You can check out how to use this new data loading pipeline in the updated docs and examples.

All the readily available transforms are described here.

Performance

Given sufficient CPU resources according to GPU computing power, most of the transforms should not slow the training down. (Note: for now, one producer process per GPU is spawned – meaning you would ideally need 2N CPU threads for N GPUs).

Breaking changes

A few features are dropped, at least for now:

  • audio, image and video inputs;
  • source word features.

Some very old checkpoints with previous fields and vocab structure are also incompatible with this new version.

For any user that still need some of these features, the previous codebase will be retained as legacy in a separate branch.

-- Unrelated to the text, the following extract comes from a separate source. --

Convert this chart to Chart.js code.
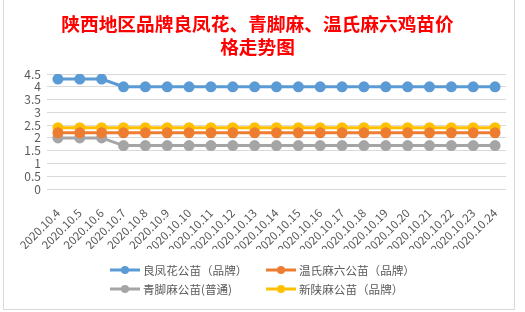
<!DOCTYPE html>
<html>
<head>
<meta charset="UTF-8">
<title>陕西地区鸡苗价格走势图</title>
<script src="https://cdn.jsdelivr.net/npm/chart.js"></script>
<style>
  body { margin: 0; background: #fff; font-family: "Noto Sans CJK SC", "Noto Sans", sans-serif; }
  #box { position: absolute; left: 3px; top: 0; width: 510px; height: 309px; border: 1px solid #d9d9d9; border-top: none; }
  #leyenda { position: absolute; left: 0; top: 0; width: 100%; height: 100%; pointer-events: none; }
  .item { position: absolute; display: flex; align-items: center; font-size: 11.6px; color: #595959; white-space: nowrap; }
  .item canvas { margin-right: 3px; }
</style>
</head>
<body>
<div id="box"><canvas id="grafica"></canvas><div id="leyenda"></div></div>
<script>
// fechas (eje X)
const fechas = ['2020.10.4', '2020.10.5', '2020.10.6', '2020.10.7', '2020.10.8', '2020.10.9', '2020.10.10',
  '2020.10.11', '2020.10.12', '2020.10.13', '2020.10.14', '2020.10.15', '2020.10.16', '2020.10.17',
  '2020.10.18', '2020.10.19', '2020.10.20', '2020.10.21', '2020.10.22', '2020.10.23', '2020.10.24'];

// precios por serie
const liangfenghua = [4.3, 4.3, 4.3, 4.0, 4.0, 4.0, 4.0, 4.0, 4.0, 4.0, 4.0, 4.0, 4.0, 4.0, 4.0, 4.0, 4.0, 4.0, 4.0, 4.0, 4.0];
const wenshi = [2.2, 2.2, 2.2, 2.2, 2.2, 2.2, 2.2, 2.2, 2.2, 2.2, 2.2, 2.2, 2.2, 2.2, 2.2, 2.2, 2.2, 2.2, 2.2, 2.2, 2.2];
const qingjiaoma = [2.0, 2.0, 2.0, 1.7, 1.7, 1.7, 1.7, 1.7, 1.7, 1.7, 1.7, 1.7, 1.7, 1.7, 1.7, 1.7, 1.7, 1.7, 1.7, 1.7, 1.7];
const xinshanma = [2.4, 2.4, 2.4, 2.4, 2.4, 2.4, 2.4, 2.4, 2.4, 2.4, 2.4, 2.4, 2.4, 2.4, 2.4, 2.4, 2.4, 2.4, 2.4, 2.4, 2.4];

const nombres = ['良凤花公苗（品牌）', '温氏麻六公苗（品牌）', '青脚麻公苗(普通)', '新陕麻公苗（品牌）'];
const colores = ['#5b9bd5', '#ed7d31', '#a5a5a5', '#ffc000'];

const fuente = '"Noto Sans CJK SC", "Noto Sans", sans-serif';

// marcador de la leyenda: linea con punto
function marcador(color) {
  const c = document.createElement('canvas');
  c.width = 30; c.height = 10;
  const g = c.getContext('2d');
  g.strokeStyle = color; g.lineWidth = 3;
  g.beginPath(); g.moveTo(0, 5); g.lineTo(30, 5); g.stroke();
  g.fillStyle = color;
  g.beginPath(); g.arc(15, 5, 4, 0, Math.PI * 2); g.fill();
  return c;
}

// leyenda en 2 columnas como en Excel
const posLeyenda = [[106, 271], [262, 271], [106, 290], [262, 290]];
const leyenda = document.getElementById('leyenda');
nombres.forEach((n, i) => {
  const d = document.createElement('div');
  d.className = 'item';
  d.style.left = posLeyenda[i][0] + 'px';
  d.style.top = (posLeyenda[i][1] - 9) + 'px';
  d.appendChild(marcador(colores[i]));
  const s = document.createElement('span');
  s.textContent = n;
  d.appendChild(s);
  leyenda.appendChild(d);
});

function serie(i, datos) {
  return {
    label: nombres[i],
    data: datos,
    borderColor: colores[i],
    backgroundColor: colores[i],
    borderWidth: 3,
    pointRadius: 4,
    pointHoverRadius: 4,
    tension: 0
  };
}

const ctx = document.getElementById('grafica');
new Chart(ctx, {
  type: 'line',
  data: {
    labels: fechas,
    datasets: [
      serie(0, liangfenghua),
      serie(1, wenshi),
      serie(2, qingjiaoma),
      serie(3, xinshanma)
    ]
  },
  options: {
    responsive: true,
    maintainAspectRatio: false,
    animation: false,
    layout: { padding: { left: 3, right: 6, top: 0, bottom: 60 } },
    plugins: {
      title: {
        display: true,
        text: ['陕西地区品牌良凤花、青脚麻、温氏麻六鸡苗价', '格走势图'],
        color: '#ff0000',
        font: { family: fuente, size: 18.7, weight: 'bold', lineHeight: 1.23 },
        padding: { top: 12, bottom: 16 }
      },
      legend: { display: false },
      tooltip: { enabled: false }
    },
    scales: {
      x: {
        offset: true,
        grid: { display: false },
        border: { display: false },
        afterFit: (s) => { s.height = 60; },
        ticks: {
          color: '#595959',
          font: { family: fuente, size: 11.5 },
          maxRotation: 45,
          minRotation: 45,
          autoSkip: false,
          padding: 9
        }
      },
      y: {
        min: 0,
        max: 4.5,
        afterFit: (s) => { s.width = 40; },
        grid: { color: '#d9d9d9', drawTicks: false },
        border: { display: false },
        ticks: {
          count: 10,
          autoSkip: false,
          padding: 6,
          color: '#595959',
          font: { family: fuente, size: 12, lineHeight: 1 },
          callback: (v) => String(Math.round(v * 10) / 10)
        }
      }
    }
  }
});
</script>
</body>
</html>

It will no longer receive extensive development from the core team but PRs may still be accepted.

Release

OpenNMT-py v2.0.0rc1 is available as of now on the github repository, as well as via pip .

Feel free to check it out and let us know what you think!

Massive thanks to @Zenglinxiao for his work on this. Thanks also to @Waino for his base implementation and ideas.

7 Likes

Very nice to see that there is still a lot of active development! We will not be upgrading soon as source word features is an important feature that we extensively use, but I do appreciate the continuing work on the library!

Thanks Bram for your feedback!
We will most probably to put back source feature support at some point. :slight_smile:

1 Like

Hi,
You mentioned source word features were dropped from this version, at least temporarily. Do they imply an issue on the fly? When do you expect to add them?
Thanks

Do they imply an issue on the fly?

Not sure what you mean, here. No particular issue, except that you can’t use them for now.
If you’re asking about why it was dropped, it’s because it requires some adaptations in the new dynamic inputters pipeline, that we didn’t get to yet.

It should not be particularly difficult, just requires a bit of time and testing.
I think the main remaining topic is the vocab building of the features field(s). (The _feature_tokenize stuff is actually still there, but won’t work without the proper adaptations upstream.)
Feel free to contribute if you feel like it.